W pół roku po śmierci Hugo Chaveza kult twórcy "wenezuelskiego socjalizmu XXI wieku" przybiera wśród jego zwolenników formę religijną. Chavez stał się jednym z bóstw typowego karaibskiego synkretyzmu, tj. syntezy katolicyzmu i wierzeń afrykańskiej religii joruba.
Odpowiadając na zapotrzebowanie licznej klienteli, w stolicy, Caracas, sklepy i kioski z dewocjonaliami oferują gipsowego Hugo Chaveza w cenie od 80 boliwarów (13 dolarów) za małą do 950 boliwarów (150 dolarów) za dużą, 120-centymetrową postać zmarłego przywódcy.

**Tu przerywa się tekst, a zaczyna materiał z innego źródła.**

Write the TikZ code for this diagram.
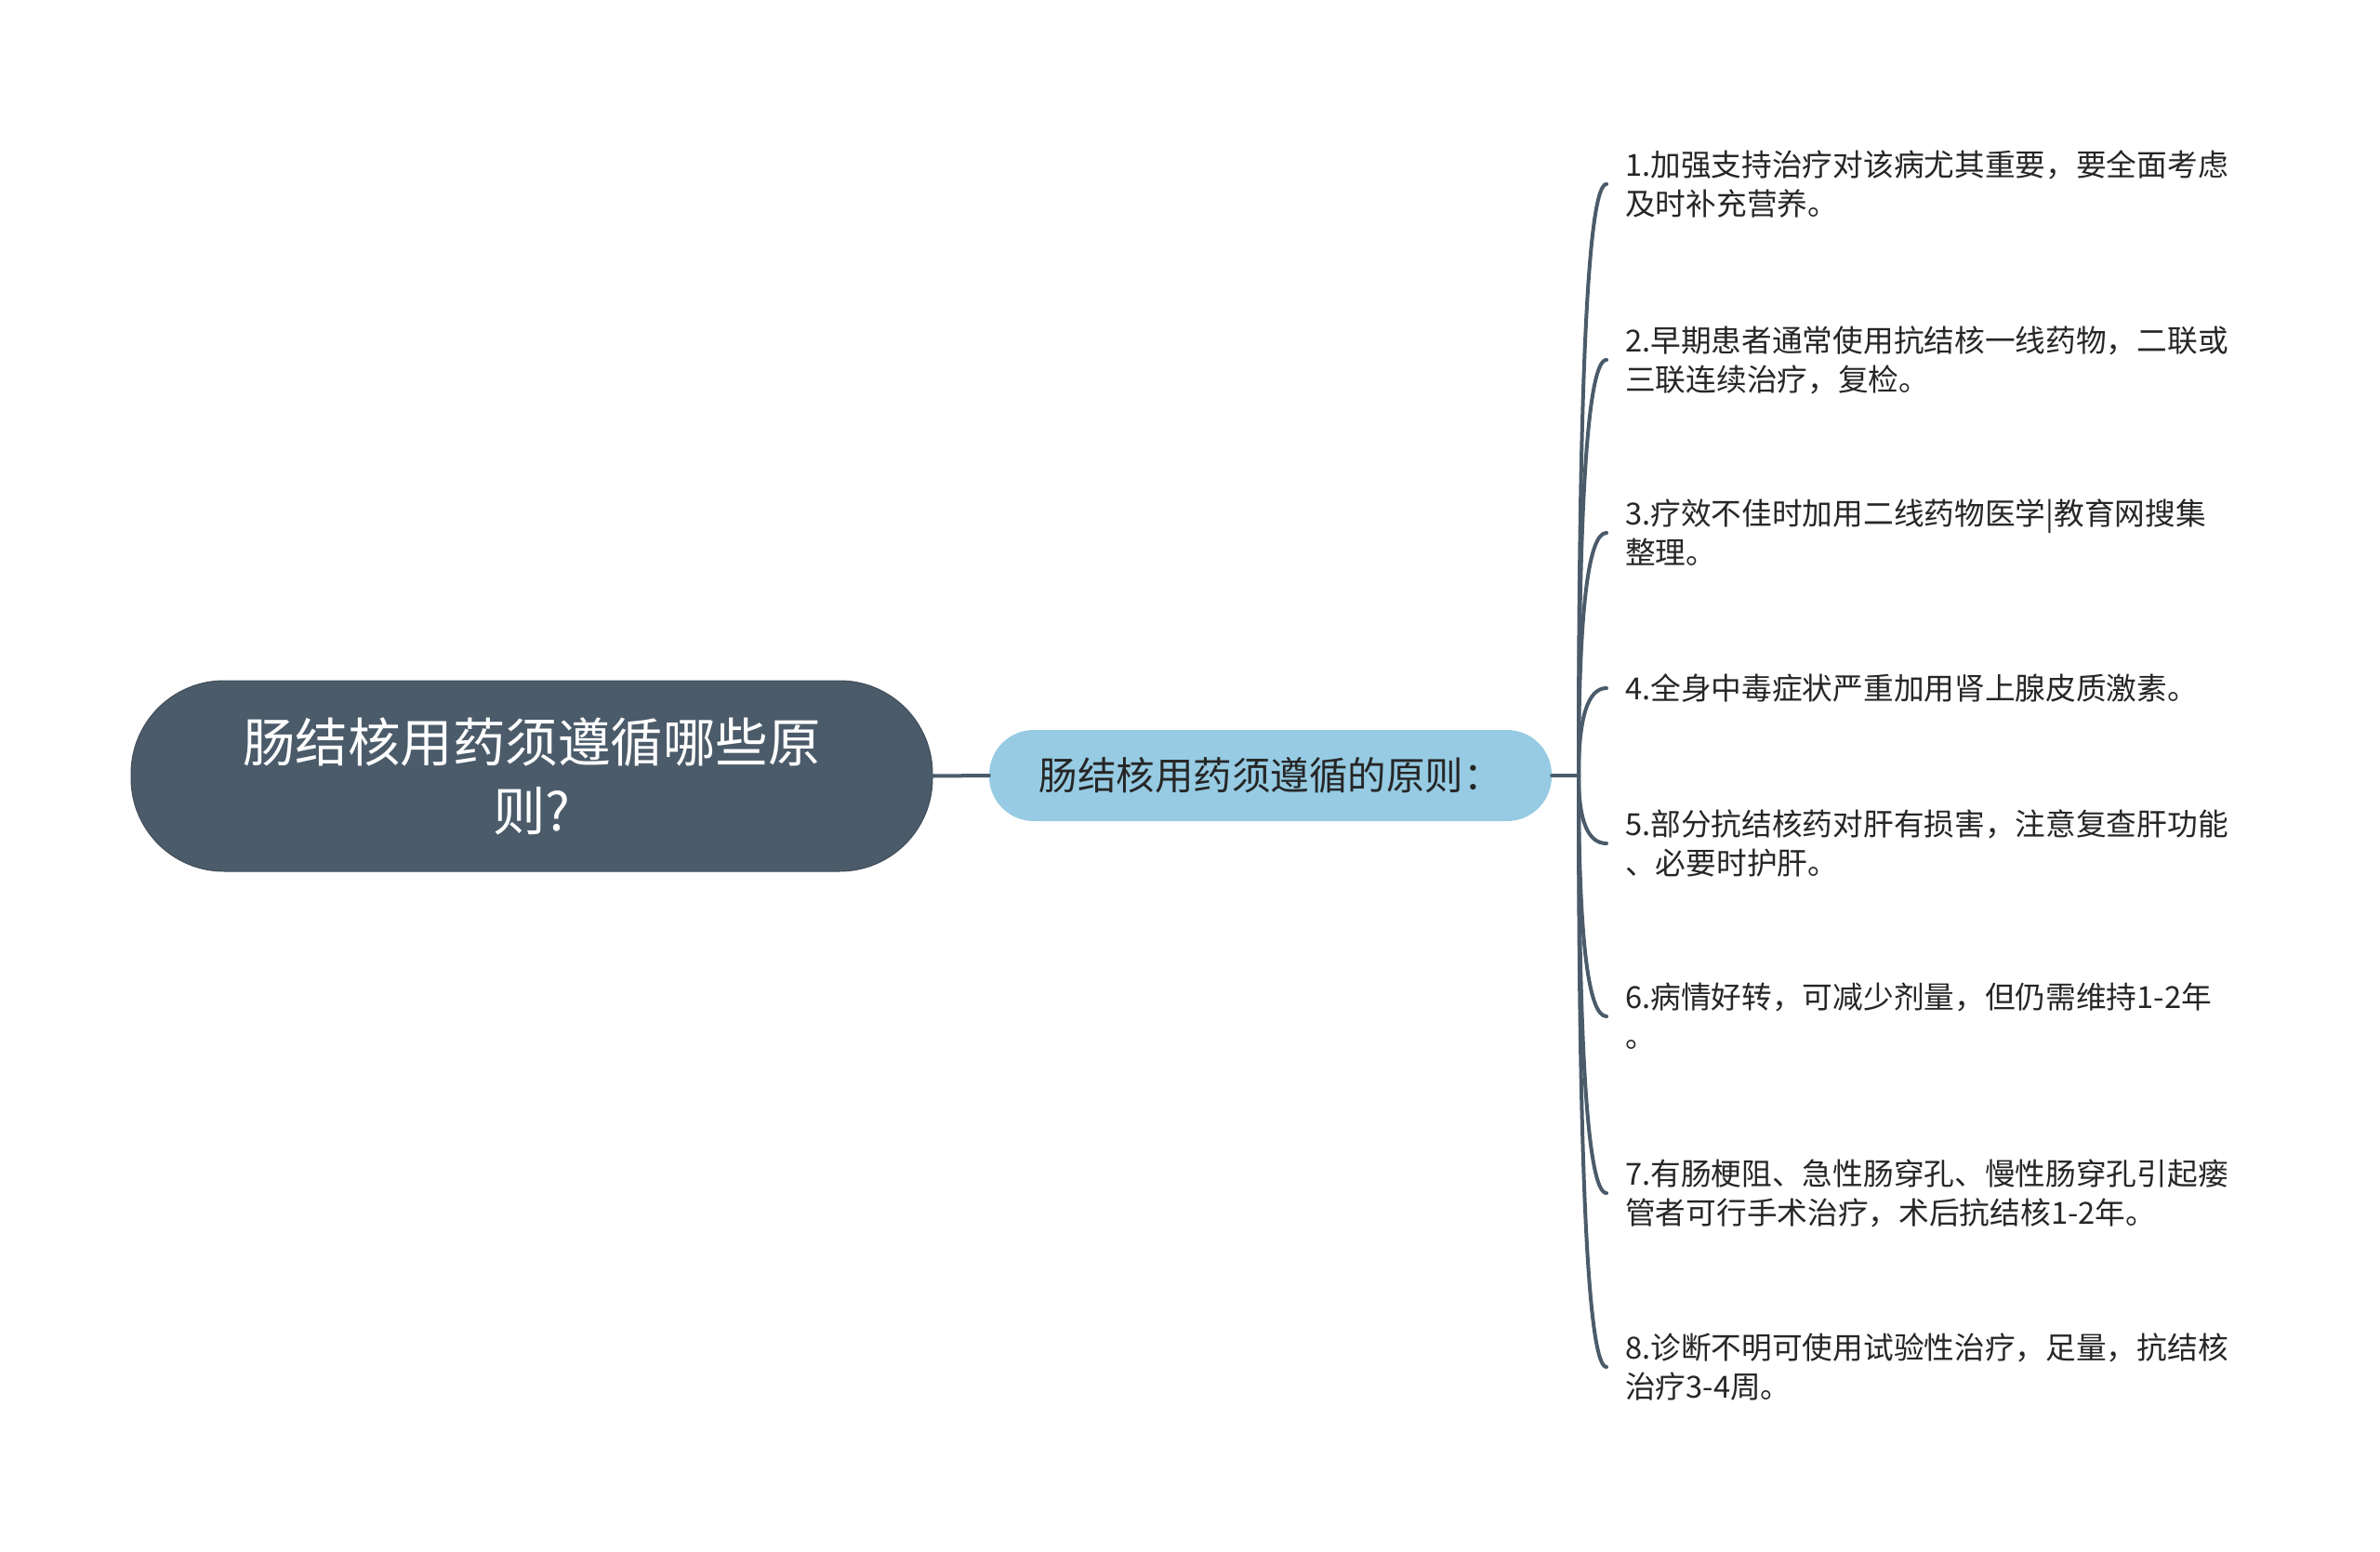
\documentclass[tikz,border=0pt]{standalone}
\usepackage{fontspec}
\setmainfont{Noto Sans CJK SC}
\usetikzlibrary{calc}
\definecolor{rootc}{HTML}{4B5B6A}
\definecolor{midc}{HTML}{96CBE3}
\definecolor{linec}{HTML}{4B5B6A}
\definecolor{txtc}{HTML}{262626}
\begin{document}
\begin{tikzpicture}[x=1pt,y=-1pt,
  rootbox/.style={fill=rootc, draw=rootc!85!black, line width=1pt, rounded corners=100pt,
    minimum width=862pt, minimum height=205pt, inner sep=0pt, align=center, text=white,
    font=\fontsize{56.5}{74}\selectfont},
  midbox/.style={fill=midc, rounded corners=48pt, minimum width=605pt, minimum height=98pt,
    inner sep=0pt, text=txtc, font=\fontsize{41.5}{48}\selectfont},
  leafbox/.style={anchor=west, inner xsep=20pt, inner ysep=0pt, align=left, text=txtc,
    font=\fontsize{32.7}{42}\selectfont},
  link/.style={draw=linec, line width=4pt, line cap=round}]
\useasboundingbox (0,0) rectangle (2560,1669);
\fill[white] (0,0) rectangle (2560,1669);

\node[rootbox] (root) at (572,834.5) {肠结核用药须遵循哪些原\\则?};
\node[midbox] (mid) at (1366.5,834) {肠结核用药须遵循的原则：};
\coordinate (J) at (1698,834);

\node[leafbox] (l1) at (1728,198) {1.加强支持治疗对该病尤其重要，要全面考虑\\及时补充营养。};
\node[leafbox] (l2) at (1728,387) {2.早期患者通常使用抗结核一线药物，二联或\\三联连续治疗，复检。};
\node[leafbox] (l3) at (1728,573) {3.疗效不佳时加用二线药物医学|教育网搜集\\整理。};
\node[leafbox] (l4) at (1728,740) {4.全身中毒症状严重加用肾上腺皮质激素。};
\node[leafbox] (l5) at (1728,907) {5.部分抗结核药对肝有损害，注意复查肝功能\\、必要时护肝。};
\node[leafbox] (l6) at (1728,1093) {6.病情好转，可减少剂量，但仍需维持1-2年\\。};
\node[leafbox] (l7) at (1728,1283) {7.有肠梗阻、急性肠穿孔、慢性肠穿孔引起瘘\\管者可行手术治疗，术后抗结核1-2年。};
\node[leafbox] (l8) at (1728,1470) {8.诊断不明可使用试验性治疗，足量，抗结核\\治疗3-4周。};

\draw[link] (root.east) -- (mid.west);
\draw[link] (mid.east) -- (J);
\foreach \l in {l1,l2,l3,l4,l5,l6,l7,l8}{
  \draw[link] (J) .. controls ($(J)!0.667!(J |- \l.west)$) and ($(\l.west)+(-20,0)$) .. (\l.west);
}
\end{tikzpicture}
\end{document}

Zwyczajem wielu karaibskich chrześcijan, którzy łączą wiarę z praktykami religii joruba, którą przynieśli do Ameryki czarni niewolnicy z ludu Joruba z Nigerii i niektórych innych krajów Afryki, figurki Chaveza pojawiają coraz liczniej na domowych ołtarzykach, a niekiedy dyskretniej - pod obrusami, którymi bywają przykryte.
Postać Chaveza, na ogół w wojskowym mundurze komandosa, umieszczana jest często obok katolickich świętych oraz historycznego bohatera walk o niepodległość Ameryki Łacińskiej, Simona Bolivara, od którego zmarły prezydent Wenezueli określił swą rewolucję jako "boliwariańską".
Podczas publicznych modłów w dzielnicach biedoty w Caracas, można słyszeć coraz częściej inwokacje do zmarłego prezydenta w rodzaju: "Chavezie nasz, który wstąpiłeś do nieba".
Wenezuelskie Ministerstwo Kultury ogłosiło zaś konkurs na najlepszy poemat, pieśń lub mural poświęcone "najwyższemu i wiecznemu przywódcy".